Maryland moves to abolish death penalty
Maryland, which has not executed any one since 2005, is set to abolish the death penalty for good within days, becoming the 18th US state to do so.
A bill proposed by Governor Martin O'Malley to end capital punishment passed the state senate Wednesday, and the measure is widely tipped to also clear the house of representatives, where Democrats, who favor the bill, have a large majority.
Maryland has had capital punishment in place since 1638, when it was still a British colony. Today, just five inmates remain on death row in the state that borders the US capital, and their executions seem unlikely to take place.
"Let's fight crime with strategies that work and end this expensive, ineffective and unfair practice," O'Malley said on Twitter, minutes after the vote.
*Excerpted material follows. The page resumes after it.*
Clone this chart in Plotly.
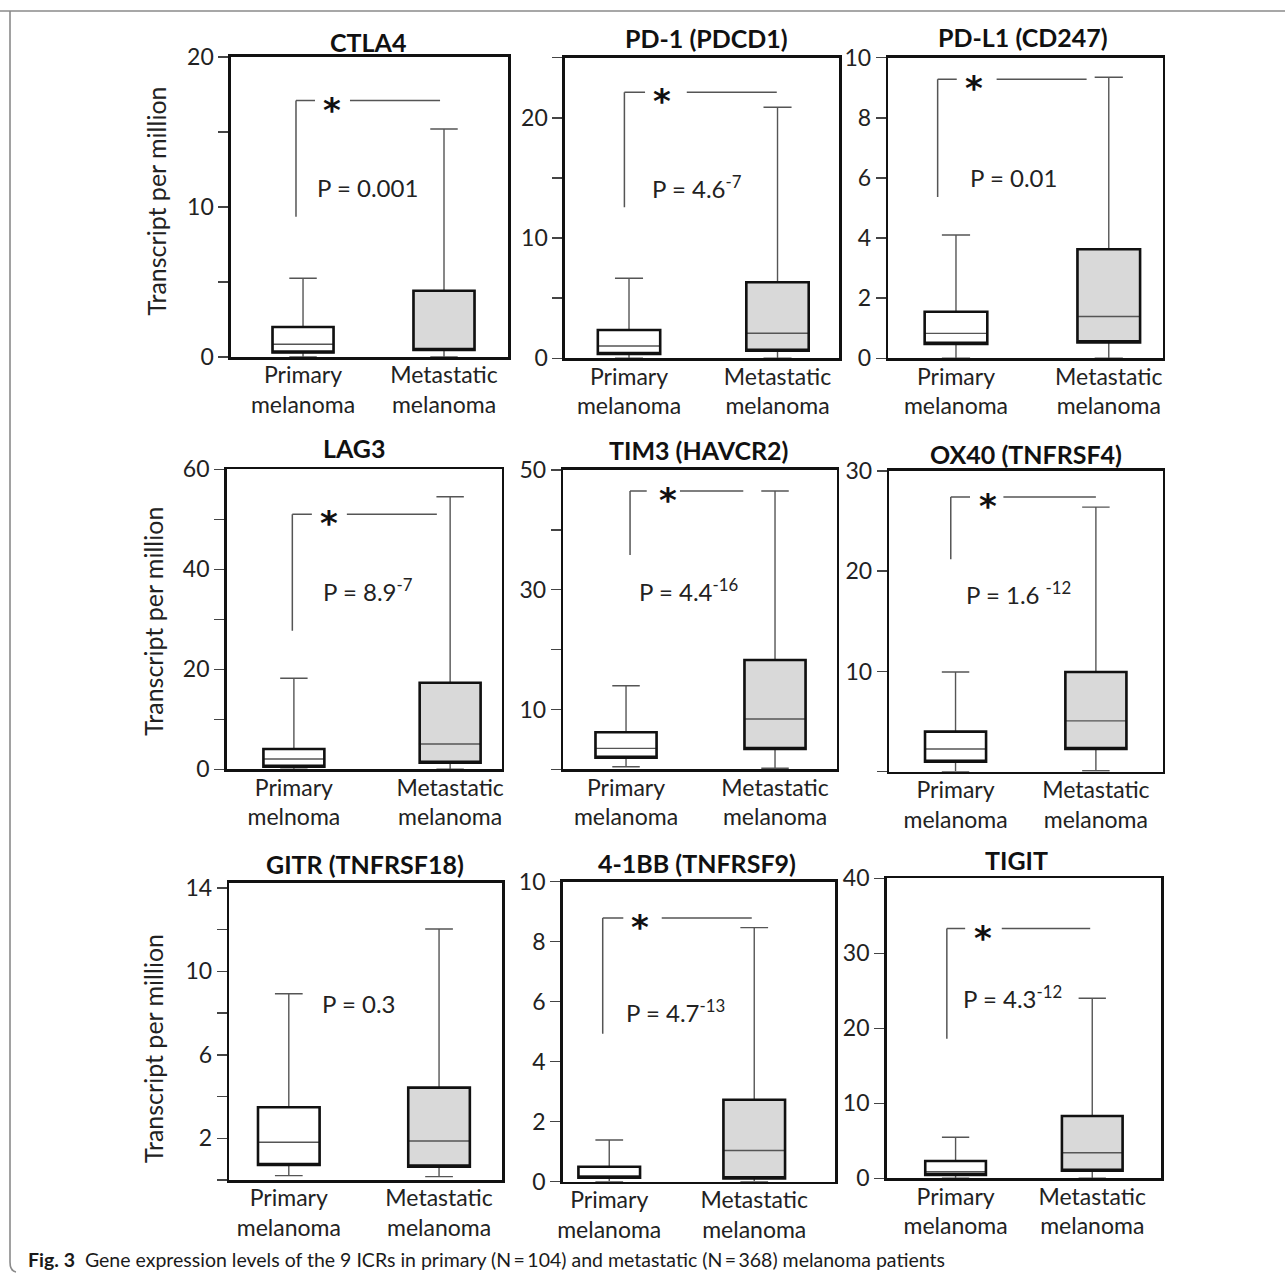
import plotly.graph_objects as go
from plotly.subplots import make_subplots

W, H = 1285, 1274

# ---------------- data ----------------
genes = ["CTLA4", "PD-1 (PDCD1)", "PD-L1 (CD247)",
         "LAG3", "TIM3 (HAVCR2)", "OX40 (TNFRSF4)",
         "GITR (TNFRSF18)", "4-1BB (TNFRSF9)", "TIGIT"]
primary_labels = ["Primary<br>melanoma", "Primary<br>melanoma", "Primary<br>melanoma",
                  "Primary<br>melnoma", "Primary<br>melanoma", "Primary<br>melanoma",
                  "Primary<br>melanoma", "Primary<br>melanoma", "Primary<br>melanoma"]
metastatic_label = "Metastatic<br>melanoma"

prim_q1 = [0.30, 0.36, 0.48, 0.5, 1.94, 1.0, 0.72, 0.13, 0.44]
prim_med = [0.85, 1.02, 0.83, 2.06, 3.5, 2.27, 1.81, 0.18, 0.88]
prim_q3 = [2.0, 2.35, 1.55, 4.06, 6.2, 4.0, 3.49, 0.5, 2.3]
prim_lo = [0, 0, 0, 0, 0.43, 0, 0.21, 0, 0]
prim_hi = [5.25, 6.66, 4.1, 18.2, 13.96, 9.94, 8.93, 1.39, 5.47]

met_q1 = [0.47, 0.63, 0.53, 1.3, 3.39, 2.27, 0.64, 0.11, 1.0]
met_med = [0.5, 2.08, 1.39, 5.06, 8.4, 5.07, 1.87, 1.04, 3.4]
met_q3 = [4.42, 6.32, 3.63, 17.3, 18.25, 9.94, 4.43, 2.73, 8.3]
met_lo = [0, 0, 0, 0, 0.17, 0.1, 0.16, 0, 0]
met_hi = [15.2, 20.88, 9.35, 54.5, 46.5, 26.4, 12.03, 8.47, 24.0]

y_max = [20, 25, 10, 60, 50, 30, 14.25, 10, 40]
major_ticks = [[0, 10, 20], [0, 10, 20], [0, 2, 4, 6, 8, 10],
               [0, 20, 40, 60], [10, 30, 50], [10, 20, 30],
               [2, 6, 10, 14], [0, 2, 4, 6, 8, 10], [0, 10, 20, 30, 40]]
minor_ticks = [[5, 15], [5, 15, 25], [],
               [10, 30, 50], [0, 20, 40], [0],
               [0, 4, 8, 12], [], []]

p_text = ["P = 0.001", "P = 4.6<sup>-7</sup>", "P = 0.01",
          "P = 8.9<sup>-7</sup>", "P = 4.4<sup>-16</sup>", "P = 1.6 <sup>-12</sup>",
          "P = 0.3", "P = 4.7<sup>-13</sup>", "P = 4.3<sup>-12</sup>"]
p_y = [11.3, 14.28, 6.0, 35.9, 30.0, 17.8, 8.48, 5.69, 24.2]
sig_bottom = [9.35, 12.56, 5.37, 27.7, 35.8, 21.2, None, 4.93, 18.6]
sig_top = [17.1, 22.13, 9.28, 51.0, 46.5, 27.4, None, 8.79, 33.3]

caption = ("<b>Fig. 3</b>  Gene expression levels of the 9 ICRs in primary (N\u2009=\u2009104) "
           "and metastatic (N\u2009=\u2009368) melanoma patients")

# ---------------- layout / style ----------------
FONT = "Lato"
TXT = "#222222"
# plot-area pixel boxes: left, right, top, bottom
px_box = [(231, 508, 57, 357), (565, 839.3, 57.7, 358.3), (888.3, 1162.7, 57.7, 358.3),
          (226.7, 501.7, 469.3, 769.3), (563.3, 836.7, 470, 769.3), (889.3, 1162.7, 471, 771.7),
          (229.3, 502.3, 882.7, 1180), (562.7, 835, 881.7, 1181.7), (886.7, 1161, 878.3, 1178.3)]
x_range = [[-0.511, 1.454], [-0.431, 1.416], [-0.443, 1.353], [-0.43, 1.33], [-0.421, 1.414],
           [-0.472, 1.476], [-0.396, 1.421], [-0.321, 1.557], [-0.504, 1.503]]
box_w = [0.433, 0.42, 0.41, 0.39, 0.41, 0.435, 0.41, 0.425, 0.444]
# bracket x: vertical, end of first segment, star, second segment start, end
bracket_x = [(-0.05, 0.085, 0.206, 0.333, 0.972), (-0.031, 0.108, 0.22, 0.389, 0.995),
             (-0.12, 0.005, 0.12, 0.266, 0.855), (-0.01, 0.115, 0.227, 0.339, 0.915),
             (0.027, 0.139, 0.28, 0.362, 0.787), (-0.034, 0.103, 0.234, 0.341, 1.0),
             None, (-0.045, 0.097, 0.212, 0.362, 0.983), (-0.064, 0.07, 0.2, 0.338, 0.985)]
p_x = [0.46, 0.456, 0.375, 0.477, 0.418, 0.448, 0.463, 0.454, 0.419]
title_px = [(368, 42), (706.7, 38.3), (1023.3, 36.7), (354, 448.3), (698.3, 450),
            (1025.7, 454.3), (365, 864.3), (696.7, 863.3), (1016.7, 860)]
ylab_px = [(155, 201.5), (153, 621.7), (153, 1049)]


def fx(px):
    return px / W


def fy(py):
    return 1 - py / H


fig = make_subplots(rows=3, cols=3)
annotations = []
shapes = []

for i in range(9):
    r, c = divmod(i, 3)
    xa = "x" if i == 0 else f"x{i+1}"
    ya = "y" if i == 0 else f"y{i+1}"
    groups = [
        (0, prim_q1[i], prim_med[i], prim_q3[i], prim_lo[i], prim_hi[i], "white"),
        (1, met_q1[i], met_med[i], met_q3[i], met_lo[i], met_hi[i], "#d9d9d9"),
    ]
    for pos, q1, med, q3, lo, hi, fill in groups:
        # whiskers + median (thin)
        fig.add_trace(go.Box(x=[pos], q1=[q1], median=[med], q3=[q3],
                             lowerfence=[lo], upperfence=[hi],
                             fillcolor=fill, line=dict(color="#555555", width=1.4),
                             width=box_w[i], whiskerwidth=0.45, boxpoints=False,
                             showlegend=False, hoverinfo="skip"),
                      row=r + 1, col=c + 1)
        # box outline (thick)
        fig.add_trace(go.Box(x=[pos], q1=[q1], median=[q1], q3=[q3],
                             lowerfence=[q1], upperfence=[q3],
                             fillcolor="rgba(0,0,0,0)", line=dict(color="#111111", width=2.6),
                             width=box_w[i], whiskerwidth=0, boxpoints=False,
                             showlegend=False, hoverinfo="skip"),
                      row=r + 1, col=c + 1)

    L, R, T, B = px_box[i]
    xkey = "xaxis" if i == 0 else f"xaxis{i+1}"
    ykey = "yaxis" if i == 0 else f"yaxis{i+1}"
    fig.layout[xkey].update(
        domain=[fx(L), fx(R)], range=x_range[i], tickmode="array", tickvals=[0, 1],
        ticktext=[primary_labels[i], metastatic_label], ticks="", showgrid=False,
        zeroline=False, showline=True, mirror=True, linecolor="#111111", linewidth=2.6,
        tickfont=dict(family=FONT, size=23, color=TXT), ticklabelstandoff=-4,
        fixedrange=True, automargin=False)
    ymajor = [str(v) for v in major_ticks[i]]
    yaxis_cfg = dict(
        domain=[fy(B), fy(T)], range=[0, y_max[i]], tickmode="array",
        tickvals=major_ticks[i], ticktext=ymajor,
        ticks="outside", ticklen=10, tickwidth=1.5, tickcolor="#444444",
        showgrid=False, zeroline=False, showline=True, mirror=True, linecolor="#111111",
        linewidth=2.6, tickfont=dict(family=FONT, size=23, color=TXT), fixedrange=True,
        automargin=False)
    if minor_ticks[i]:
        yaxis_cfg["minor"] = dict(tickmode="array", tickvals=minor_ticks[i], ticks="outside",
                                  ticklen=10, tickwidth=1.5, tickcolor="#444444",
                                  showgrid=False)
    fig.layout[ykey].update(**yaxis_cfg)

    # title
    tx, ty = title_px[i]
    annotations.append(dict(x=fx(tx), y=fy(ty), xref="paper", yref="paper",
                            text=f"<b>{genes[i]}</b>", showarrow=False, xanchor="center",
                            yanchor="middle", font=dict(family=FONT, size=25, color="#111111")))
    # p-value
    annotations.append(dict(x=p_x[i], y=p_y[i], xref=xa, yref=ya, text=p_text[i],
                            showarrow=False, xanchor="center", yanchor="middle",
                            font=dict(family=FONT, size=24, color=TXT)))
    # significance bracket
    if sig_top[i] is not None:
        v, h1, st, h2a, h2b = bracket_x[i]
        lc = dict(color="#555555", width=1.5)
        shapes.append(dict(type="line", xref=xa, yref=ya, x0=v, x1=v,
                           y0=sig_bottom[i], y1=sig_top[i], line=lc))
        shapes.append(dict(type="line", xref=xa, yref=ya, x0=v, x1=h1,
                           y0=sig_top[i], y1=sig_top[i], line=lc))
        shapes.append(dict(type="line", xref=xa, yref=ya, x0=h2a, x1=h2b,
                           y0=sig_top[i], y1=sig_top[i], line=lc))
        annotations.append(dict(x=st, y=sig_top[i], xref=xa, yref=ya, text="<b>*</b>",
                                showarrow=False, xanchor="center", yanchor="middle", yshift=-9,
                                font=dict(family="DejaVu Sans", size=34, color="#111111")))

# y-axis titles (left column)
for (lx, ly) in ylab_px:
    annotations.append(dict(x=fx(lx), y=fy(ly), xref="paper", yref="paper",
                            text="Transcript per million", textangle=-90, showarrow=False,
                            xanchor="center", yanchor="middle",
                            font=dict(family=FONT, size=25, color=TXT)))

# caption
annotations.append(dict(x=fx(26), y=fy(1259), xref="paper", yref="paper", text=caption,
                        showarrow=False, xanchor="left", yanchor="middle",
                        font=dict(family=FONT, size=19.5, color="#1a1a1a")))

# page frame
frame = dict(color="#8a8a8a", width=1.6)
shapes.append(dict(type="line", xref="paper", yref="paper", x0=0, x1=1,
                   y0=fy(11), y1=fy(11), line=frame))
shapes.append(dict(type="path", xref="paper", yref="paper",
                   path=f"M {fx(10)},{fy(11)} L {fx(10)},{fy(1262)} "
                        f"Q {fx(10)},{fy(1271)} {fx(16)},{fy(1272)}",
                   line=frame))

fig.update_layout(width=W, height=H,
                  margin=dict(l=0, r=0, t=0, b=0, pad=0, autoexpand=False),
                  paper_bgcolor="white", plot_bgcolor="white", boxmode="overlay",
                  annotations=annotations, shapes=shapes, showlegend=False,
                  font=dict(family=FONT, color=TXT))

fig.write_html("out.html", include_plotlyjs=True, full_html=True,
               config={"displayModeBar": False, "staticPlot": True},
               post_script="document.body.style.margin='0';document.body.style.overflow='hidden';")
For Kirk Bloodsworth of the anti-death penalty Witness to Innocence group, the Maryland repeal is a major win.
"Words can not describe my emotion right now. Fighting the death penalty has been really important to us, and this state in particular is obviously a very special one for me," he said.
In 1984, at just 23 years old, Bloodsworth became "the most hated man in Maryland," accused of the rape and brutal murder of a nine-year-old girl. He was sentenced to death.
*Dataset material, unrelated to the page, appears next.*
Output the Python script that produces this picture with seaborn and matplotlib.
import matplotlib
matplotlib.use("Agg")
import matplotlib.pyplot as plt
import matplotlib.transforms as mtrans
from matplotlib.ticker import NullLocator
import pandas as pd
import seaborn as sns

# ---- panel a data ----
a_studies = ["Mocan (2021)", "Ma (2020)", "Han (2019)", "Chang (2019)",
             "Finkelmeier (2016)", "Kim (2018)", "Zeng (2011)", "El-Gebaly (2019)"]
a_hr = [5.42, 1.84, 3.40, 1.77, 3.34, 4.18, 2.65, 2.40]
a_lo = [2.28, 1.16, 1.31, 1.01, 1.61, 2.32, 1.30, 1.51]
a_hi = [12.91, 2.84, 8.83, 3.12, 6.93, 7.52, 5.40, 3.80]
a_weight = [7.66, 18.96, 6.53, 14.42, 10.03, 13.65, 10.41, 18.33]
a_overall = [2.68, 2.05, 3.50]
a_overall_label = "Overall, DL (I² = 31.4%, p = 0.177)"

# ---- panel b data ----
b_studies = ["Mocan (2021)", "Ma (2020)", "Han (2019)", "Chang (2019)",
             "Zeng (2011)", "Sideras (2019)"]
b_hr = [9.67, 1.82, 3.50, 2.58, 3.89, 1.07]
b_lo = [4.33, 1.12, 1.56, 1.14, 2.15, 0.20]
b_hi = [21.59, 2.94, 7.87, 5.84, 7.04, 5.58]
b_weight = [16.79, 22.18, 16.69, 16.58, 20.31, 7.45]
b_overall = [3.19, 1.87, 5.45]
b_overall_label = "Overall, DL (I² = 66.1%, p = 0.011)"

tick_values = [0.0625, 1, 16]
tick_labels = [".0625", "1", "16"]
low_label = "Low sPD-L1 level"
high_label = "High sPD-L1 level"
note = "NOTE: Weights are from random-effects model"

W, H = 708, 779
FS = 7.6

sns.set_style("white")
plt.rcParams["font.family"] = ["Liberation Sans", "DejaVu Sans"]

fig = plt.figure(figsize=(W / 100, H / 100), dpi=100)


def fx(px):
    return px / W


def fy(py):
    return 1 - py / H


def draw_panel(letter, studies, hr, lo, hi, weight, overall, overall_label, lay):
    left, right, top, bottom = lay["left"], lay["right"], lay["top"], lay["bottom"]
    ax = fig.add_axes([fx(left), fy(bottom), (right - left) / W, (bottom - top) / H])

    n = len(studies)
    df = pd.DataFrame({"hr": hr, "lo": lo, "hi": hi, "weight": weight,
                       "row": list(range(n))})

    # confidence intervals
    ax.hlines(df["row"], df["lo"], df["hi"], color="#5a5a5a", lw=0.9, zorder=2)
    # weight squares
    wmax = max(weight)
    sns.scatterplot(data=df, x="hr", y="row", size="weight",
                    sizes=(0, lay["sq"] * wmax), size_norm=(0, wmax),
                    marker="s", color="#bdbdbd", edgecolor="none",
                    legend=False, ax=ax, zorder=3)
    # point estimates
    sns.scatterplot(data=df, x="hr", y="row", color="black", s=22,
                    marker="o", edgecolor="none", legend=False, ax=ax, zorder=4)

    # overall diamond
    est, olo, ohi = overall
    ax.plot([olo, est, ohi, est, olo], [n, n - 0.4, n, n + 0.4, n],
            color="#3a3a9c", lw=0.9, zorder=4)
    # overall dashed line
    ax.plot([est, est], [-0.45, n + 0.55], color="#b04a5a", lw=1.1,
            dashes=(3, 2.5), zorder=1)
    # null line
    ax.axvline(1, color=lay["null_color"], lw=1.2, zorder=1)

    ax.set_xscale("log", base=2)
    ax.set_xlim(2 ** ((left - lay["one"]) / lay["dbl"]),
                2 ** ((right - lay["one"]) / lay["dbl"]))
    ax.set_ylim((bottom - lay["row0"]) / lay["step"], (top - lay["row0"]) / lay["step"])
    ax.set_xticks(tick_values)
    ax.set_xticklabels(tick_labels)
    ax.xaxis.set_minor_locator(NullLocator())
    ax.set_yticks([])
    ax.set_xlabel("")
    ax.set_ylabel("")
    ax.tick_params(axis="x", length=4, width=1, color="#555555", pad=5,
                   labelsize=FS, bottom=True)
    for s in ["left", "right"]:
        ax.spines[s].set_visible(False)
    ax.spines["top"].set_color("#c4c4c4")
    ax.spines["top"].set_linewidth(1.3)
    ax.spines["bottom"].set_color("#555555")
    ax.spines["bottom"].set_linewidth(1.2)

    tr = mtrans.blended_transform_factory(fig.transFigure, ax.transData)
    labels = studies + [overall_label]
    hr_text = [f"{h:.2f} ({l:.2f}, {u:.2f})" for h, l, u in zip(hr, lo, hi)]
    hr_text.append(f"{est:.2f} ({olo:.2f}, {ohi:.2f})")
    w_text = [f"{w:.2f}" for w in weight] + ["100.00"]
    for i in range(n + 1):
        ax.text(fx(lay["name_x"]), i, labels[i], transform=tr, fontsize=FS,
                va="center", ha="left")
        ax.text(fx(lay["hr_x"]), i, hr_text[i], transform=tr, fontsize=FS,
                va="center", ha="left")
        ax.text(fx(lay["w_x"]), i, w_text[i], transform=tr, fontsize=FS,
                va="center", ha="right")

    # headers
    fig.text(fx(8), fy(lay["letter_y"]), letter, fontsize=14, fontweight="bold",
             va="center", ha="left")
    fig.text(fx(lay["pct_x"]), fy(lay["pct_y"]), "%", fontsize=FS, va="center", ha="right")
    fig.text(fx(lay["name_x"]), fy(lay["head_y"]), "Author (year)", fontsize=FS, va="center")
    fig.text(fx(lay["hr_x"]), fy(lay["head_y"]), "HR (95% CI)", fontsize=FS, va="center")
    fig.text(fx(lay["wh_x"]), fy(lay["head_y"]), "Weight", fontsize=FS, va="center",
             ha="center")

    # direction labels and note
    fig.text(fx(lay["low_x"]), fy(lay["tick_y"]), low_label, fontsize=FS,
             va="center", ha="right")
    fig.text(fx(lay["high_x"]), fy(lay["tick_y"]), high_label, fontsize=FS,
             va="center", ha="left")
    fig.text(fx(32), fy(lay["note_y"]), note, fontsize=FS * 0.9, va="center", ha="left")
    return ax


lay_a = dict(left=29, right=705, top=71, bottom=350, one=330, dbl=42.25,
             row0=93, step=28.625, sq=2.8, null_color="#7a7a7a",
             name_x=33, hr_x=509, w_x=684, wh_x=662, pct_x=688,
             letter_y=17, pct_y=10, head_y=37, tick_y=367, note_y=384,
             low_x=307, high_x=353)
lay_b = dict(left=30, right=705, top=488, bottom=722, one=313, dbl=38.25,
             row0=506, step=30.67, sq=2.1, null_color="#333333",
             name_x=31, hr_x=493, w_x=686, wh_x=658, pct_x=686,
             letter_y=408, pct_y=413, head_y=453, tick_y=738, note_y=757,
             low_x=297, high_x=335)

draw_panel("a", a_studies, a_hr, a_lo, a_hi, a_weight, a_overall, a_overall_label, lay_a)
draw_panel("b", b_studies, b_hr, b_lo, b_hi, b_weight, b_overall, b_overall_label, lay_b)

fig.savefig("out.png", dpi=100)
But nearly a decade later, DNA evidence proved his innocence -- the first ever case of DNA exoneration in the US.
"I spent nine years in prison with some of the five death row inmates. I cannot imagine how they're feeling at the moment, but we've been waiting for this for so long," Bloodsworth said.
Their fate is in the hands of O'Malley, who said he would decide each of the cases "as they ripen."
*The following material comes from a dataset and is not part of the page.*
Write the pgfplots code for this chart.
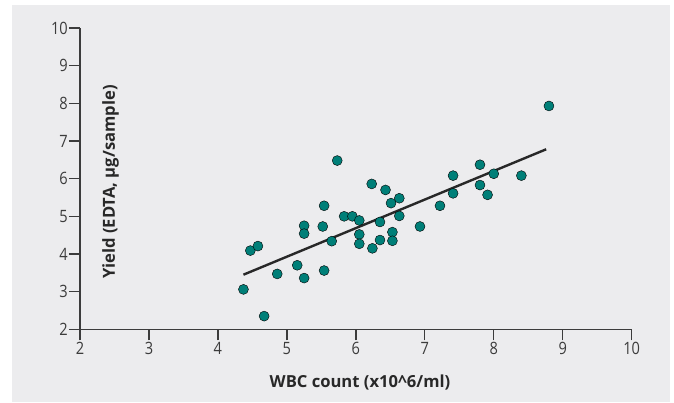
\documentclass[border=0pt]{standalone}
\usepackage{pgfplots}
\pgfplotsset{compat=1.18}
\usepackage{fontspec}
\setmainfont{Open Sans}[FakeStretch=0.86]
\newfontfamily\titlefont{Open Sans}
\definecolor{bg}{RGB}{236,236,238}
\definecolor{teal1}{RGB}{0,127,120}
\definecolor{axgray}{RGB}{60,60,60}
\definecolor{txt}{RGB}{40,40,40}
\begin{document}
\begin{tikzpicture}[x=1pt,y=1pt]
\path[use as bounding box] (-80,-72.7) rectangle (594,329.3);
\fill[bg] (-68,-72.7) rectangle (590,324.3);
\begin{axis}[
  at={(0,0)}, anchor=south west,
  scale only axis, width=551.7pt, height=301.3pt,
  xmin=2, xmax=10, ymin=2, ymax=10,
  xtick={2,3,...,10}, ytick={2,3,...,10},
  axis x line*=bottom, axis y line*=left,
  axis line style={axgray, line width=1.3pt},
  tick style={axgray, line width=1.3pt},
  tick align=outside, major tick length=11pt,
  /pgf/number format/assume math mode=true,
  ticklabel style={font=\fontsize{17}{20}\selectfont, text=axgray},
  yticklabel style={inner sep=1pt},
  xticklabel style={inner sep=2pt},
  clip=false,
  xlabel={WBC count (x10\textasciicircum 6/ml)},
  xlabel style={at={(axis cs:6.06,0.6)}, anchor=center, font=\titlefont\fontsize{16.6}{19}\selectfont\bfseries, text=txt},
]
\addplot[only marks, mark=*, mark size=5pt, mark options={draw=none, fill=teal1}] table {
x y
4.37 3.06
4.47 4.09
4.58 4.21
4.67 2.35
4.86 3.47
5.15 3.70
5.25 4.75
5.25 4.54
5.25 3.36
5.52 4.73
5.54 5.28
5.54 3.56
5.65 4.34
5.73 6.48
5.83 5.00
5.95 5.00
6.05 4.89
6.05 4.52
6.05 4.27
6.23 5.86
6.24 4.15
6.35 4.85
6.35 4.37
6.43 5.70
6.51 5.35
6.53 4.58
6.53 4.35
6.63 5.48
6.63 5.01
6.93 4.73
7.22 5.28
7.41 6.08
7.41 5.61
7.80 6.37
7.80 5.83
7.91 5.57
8.00 6.13
8.40 6.08
8.80 7.93
};
\addplot[color=txt, line width=2.4pt] coordinates {(4.37,3.45) (8.76,6.78)};
\node[rotate=90, anchor=center, font=\titlefont\fontsize{16.6}{19}\selectfont\bfseries, text=txt] at (axis cs:2.445,5.91) {Yield (EDTA, µg/sample)};
\end{axis}
\end{tikzpicture}
\end{document}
Emma Weisfeld-Adams of Equal Justice USA explained that the new law would not be retroactive.
"It would only eliminate the death penalty as a sentencing option going forward," she said.
However, Death Penalty Information Center executive director Richard Dieter said he expected O'Malley to rule against executing the remaining prisoners.
"Since he is the one pushing the repeal, he is very likely to commute their sentences to life imprisonment without the possibility of parole," Dieter said.
There is a precedent: Illinois's Democratic governor, Pat Quinn, did just that for his state's 15 remaining death row inmates as he signed a repeal into law.
For Weisfeld-Adams, Maryland's impending repeal comes as part of "a much broader national momentum away from the death penalty" in the US.
"It would be the sixth state in six years to end the death penalty. In total, 16 states have considered bills to repeal the death penalty in 2011 and 2012," she said.